One of the first major beach areas to gain handicap accessibility here is at the Knubble, and Mr. Costa said plans are in the works to improve the parking situation there.

Several handicap-accessible parking spots at the end of Beach Avenue will soon be topped with "geogrids," which are light, tough honeycomb-textured mats designed to be placed down and filled with larger diameter gravel so they won't shift. Putting them down will help prevent the buildup of sand at the parking spots, where every once in a while a car will become stuck.

"That's a top priority," said Mr. Costa. "If you don't put down a solid substrate of some sort, it's going to happen."

The committee's application to install them is currently before the Department of Environmental Protection (DEP), and the Westport Select Board recently approved the committee's request to spend $2,000 on their purchase.

There are other projects in the works, too — helping to ensure handicap access at Hix Bridge, which is currently being studied for modification by the US Army Corps of Engineers. And inland, he said the committee has been working with Ross Moran of the Westport Land Conservation Trust to configure handicap-accessible walking trails at Westport Woods.

"It's a beautiful place," he said, but prior to working with Mr.
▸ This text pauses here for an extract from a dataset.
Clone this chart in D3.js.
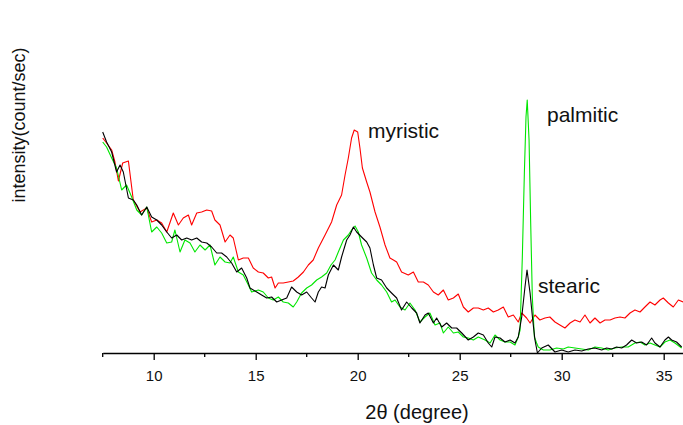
<!DOCTYPE html>
<html>
<meta charset="UTF-8">
    <head>
        <script src="https://d3js.org/d3.v7.min.js"></script>
        <style>
            body {
                margin: 0;
                background: white;
                font-family: Arial, "Liberation Sans", sans-serif;
            }
        </style>
    </head>
    <body>
    </body>
    <script>
        // 2theta (degree), intensity
        let myristic = [
            [7.50,215],[7.69,210],[7.94,203],[8.10,191],[8.27,172],[8.48,190],[8.76,192],[9.00,153],
            [9.33,141],[9.66,145],[9.90,131],[10.15,133],[10.39,130],[10.64,121],[10.96,140],[11.21,128],
            [11.45,135],[11.70,138],[11.86,128],[12.11,140],[12.35,141],[12.60,143],[12.84,142],[13.00,133],
            [13.25,128],[13.50,111],[13.74,118],[13.90,115],[14.15,93],[14.39,95],[14.64,95],[14.88,85],
            [15.13,81],[15.37,80],[15.62,75],[15.78,76],[15.95,65],[16.11,70],[16.35,70],[16.60,71],
            [16.84,72],[17.09,76],[17.34,81],[17.58,88],[17.82,93],[18.07,105],[18.40,118],[18.72,131],
            [18.97,148],[19.21,158],[19.38,178],[19.54,195],[19.70,215],[19.83,223],[20.00,221],[20.11,205],
            [20.23,185],[20.44,171],[20.60,161],[20.85,141],[21.09,126],[21.34,108],[21.58,95],[21.75,93],
            [21.91,91],[22.15,81],[22.48,78],[22.73,81],[22.97,71],[23.22,71],[23.46,68],[23.71,61],
            [23.95,58],[24.20,63],[24.44,53],[24.69,55],[24.93,59],[25.18,46],[25.42,41],[25.67,45],
            [25.91,45],[26.16,43],[26.40,45],[26.65,41],[26.89,43],[27.14,46],[27.38,36],[27.63,38],
            [27.87,31],[28.04,40],[28.28,35],[28.45,30],[28.69,38],[28.93,33],[29.18,35],[29.42,36],
            [29.67,31],[29.91,28],[30.16,25],[30.41,30],[30.65,33],[30.90,31],[31.14,38],[31.39,30],
            [31.63,35],[31.88,30],[32.12,33],[32.37,33],[32.61,35],[32.86,36],[33.10,35],[33.35,40],
            [33.59,43],[33.84,41],[34.08,46],[34.33,51],[34.57,48],[34.82,53],[34.98,55],[35.23,50],
            [35.47,46],[35.72,53],[35.95,51]
        ];

        let stearic = [
            [7.50,221],[7.69,211],[7.94,201],[8.18,181],[8.35,188],[8.51,181],[8.76,155],[9.00,153],
            [9.17,148],[9.41,138],[9.66,146],[9.90,136],[10.15,133],[10.39,128],[10.64,121],[10.88,115],
            [11.13,118],[11.37,113],[11.62,115],[11.86,113],[12.11,115],[12.35,111],[12.60,110],[12.84,106],
            [13.09,100],[13.33,100],[13.58,96],[13.82,90],[14.07,81],[14.31,85],[14.56,75],[14.72,65],
            [15.05,61],[15.29,58],[15.54,55],[15.78,56],[16.03,51],[16.27,53],[16.52,55],[16.76,66],
            [17.01,61],[17.25,58],[17.50,61],[17.74,55],[17.91,51],[18.07,61],[18.23,66],[18.40,65],
            [18.56,78],[18.81,88],[19.05,83],[19.21,96],[19.46,113],[19.62,118],[19.79,126],[19.95,121],
            [20.19,116],[20.44,111],[20.60,105],[20.77,88],[20.93,75],[21.17,73],[21.42,65],[21.66,60],
            [21.91,55],[22.15,43],[22.40,51],[22.65,45],[22.89,40],[23.05,30],[23.30,38],[23.46,40],
            [23.71,30],[23.87,35],[24.12,26],[24.36,30],[24.61,25],[24.85,25],[25.10,20],[25.42,13],
            [25.67,16],[25.91,20],[26.16,18],[26.40,10],[26.57,6],[26.73,16],[26.98,15],[27.22,11],
            [27.47,13],[27.71,10],[27.87,16],[28.04,36],[28.20,66],[28.30,83],[28.45,60],[28.58,33],
            [28.69,13],[28.81,0],[29.02,5],[29.34,8],[29.67,1],[30.00,3],[30.32,1],[30.65,3],
            [30.98,2],[31.30,4],[31.63,5],[31.96,3],[32.20,5],[32.45,4],[32.69,6],[32.94,5],
            [33.18,8],[33.43,13],[33.67,10],[33.92,11],[34.16,8],[34.41,15],[34.57,10],[34.82,6],
            [35.06,13],[35.23,16],[35.39,13],[35.63,11],[35.88,6]
        ];

        let palmitic = [
            [7.50,211],[7.69,206],[7.94,195],[8.18,185],[8.43,163],[8.67,168],[8.92,156],[9.17,143],
            [9.41,138],[9.66,146],[9.90,121],[10.15,126],[10.39,120],[10.64,110],[10.88,111],[11.04,123],
            [11.29,101],[11.53,113],[11.78,110],[12.02,101],[12.27,108],[12.52,103],[12.76,108],[13.00,88],
            [13.25,96],[13.50,91],[13.74,90],[13.90,96],[14.15,81],[14.39,78],[14.64,68],[14.80,61],
            [15.13,63],[15.37,61],[15.62,55],[15.86,53],[16.11,56],[16.35,51],[16.60,50],[16.84,46],
            [17.01,51],[17.25,60],[17.50,65],[17.74,68],[17.99,73],[18.23,76],[18.48,80],[18.69,88],
            [18.89,93],[19.05,101],[19.30,113],[19.54,118],[19.70,123],[19.87,127],[20.03,121],[20.19,108],
            [20.44,95],[20.68,80],[20.93,73],[21.17,68],[21.42,61],[21.66,51],[21.83,53],[22.07,46],
            [22.32,43],[22.56,50],[22.81,43],[23.05,31],[23.30,36],[23.54,40],[23.79,28],[24.03,30],
            [24.20,20],[24.44,26],[24.69,20],[24.93,21],[25.18,16],[25.42,15],[25.67,13],[25.91,16],
            [26.24,13],[26.49,10],[26.73,18],[26.98,13],[27.22,11],[27.47,11],[27.71,8],[27.87,16],
            [27.96,23],[28.07,96],[28.17,180],[28.25,236],[28.31,253],[28.40,213],[28.48,130],[28.56,56],
            [28.66,16],[28.77,10],[28.85,6],[29.10,3],[29.42,3],[29.75,5],[30.08,4],[30.32,6],
            [30.65,5],[30.98,4],[31.30,3],[31.63,6],[31.96,5],[32.28,3],[32.61,5],[32.94,6],
            [33.26,6],[33.59,10],[33.84,11],[34.08,8],[34.33,10],[34.57,8],[34.82,6],[35.06,11],
            [35.31,13],[35.55,10],[35.88,5]
        ];

        let majorTicks = [10, 15, 20, 25, 30, 35];
        let minorTicks = [7.5, 12.5, 17.5, 22.5, 27.5, 32.5];

        let labels = [
            {text: "myristic", x: 20.5, y: 215},
            {text: "palmitic", x: 29.28, y: 231},
            {text: "stearic", x: 28.84, y: 60}
        ];

        let svgwidth = 683;
        let svgheight = 425;

        let svg = d3.select("body").append("svg")
            .attr("width", svgwidth)
            .attr("height", svgheight);

        let x = d3.scaleLinear().domain([7.5, 36]).range([102.7, 684.1]);
        let y = d3.scaleLinear().domain([0, 280]).range([353, 73]);

        let line = d3.line()
            .x(d => x(d[0]))
            .y(d => y(d[1]));

        // red first, then green, black on top where they overlap
        let series = [
            {data: myristic, color: "#ff0000"},
            {data: palmitic, color: "#00e600"},
            {data: stearic, color: "#000000"}
        ];

        svg.append("g")
            .selectAll("path")
            .data(series)
            .join("path")
            .attr("fill", "none")
            .attr("stroke", d => d.color)
            .attr("stroke-width", 1.1)
            .attr("stroke-linejoin", "round")
            .attr("d", d => line(d.data));

        // x axis: major ticks with labels, minor ticks between them
        let axis = svg.append("g")
            .attr("transform", `translate(0, ${y(0)})`)
            .call(d3.axisBottom(x).tickValues(majorTicks).tickSize(7).tickSizeOuter(0).tickPadding(10));

        axis.select(".domain").attr("stroke-width", 1.6);
        axis.selectAll(".tick line").attr("stroke-width", 1.3);
        axis.selectAll(".tick text")
            .attr("font-family", "Arial, 'Liberation Sans', sans-serif")
            .attr("font-size", "15px")
            .attr("fill", "#111");

        svg.append("g")
            .attr("transform", `translate(0, ${y(0)})`)
            .selectAll("line")
            .data(minorTicks)
            .join("line")
            .attr("x1", d => x(d))
            .attr("x2", d => x(d))
            .attr("y1", 0)
            .attr("y2", 4)
            .attr("stroke", "black")
            .attr("stroke-width", 1.3);

        // axis titles
        svg.append("text")
            .attr("x", 417)
            .attr("y", 419)
            .attr("text-anchor", "middle")
            .attr("font-size", "20px")
            .attr("fill", "#111")
            .text("2θ (degree)");

        svg.append("text")
            .attr("transform", "translate(25, 125) rotate(-90)")
            .attr("text-anchor", "middle")
            .attr("font-size", "18px")
            .attr("fill", "#111")
            .text("intensity(count/sec)");

        // peak labels
        svg.append("g")
            .selectAll("text")
            .data(labels)
            .join("text")
            .attr("x", d => x(d.x))
            .attr("y", d => y(d.y))
            .attr("font-size", "21px")
            .attr("fill", "#111")
            .text(d => d.text);
    </script>
</html>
Moran, people with disabilities "couldn't get past the meadow, and that's not really the woods. We're also thinking about" guide ropes along the trail to help visually-impaired walkers.

The commission gets a $1,000 yearly stipend from the town, and is also funded by parking fine revenue and private donations.

"The commission is under the radar, so to speak. Not many people know about us and we don't have a ton of money," he said. "But what we have, we try to use the right way."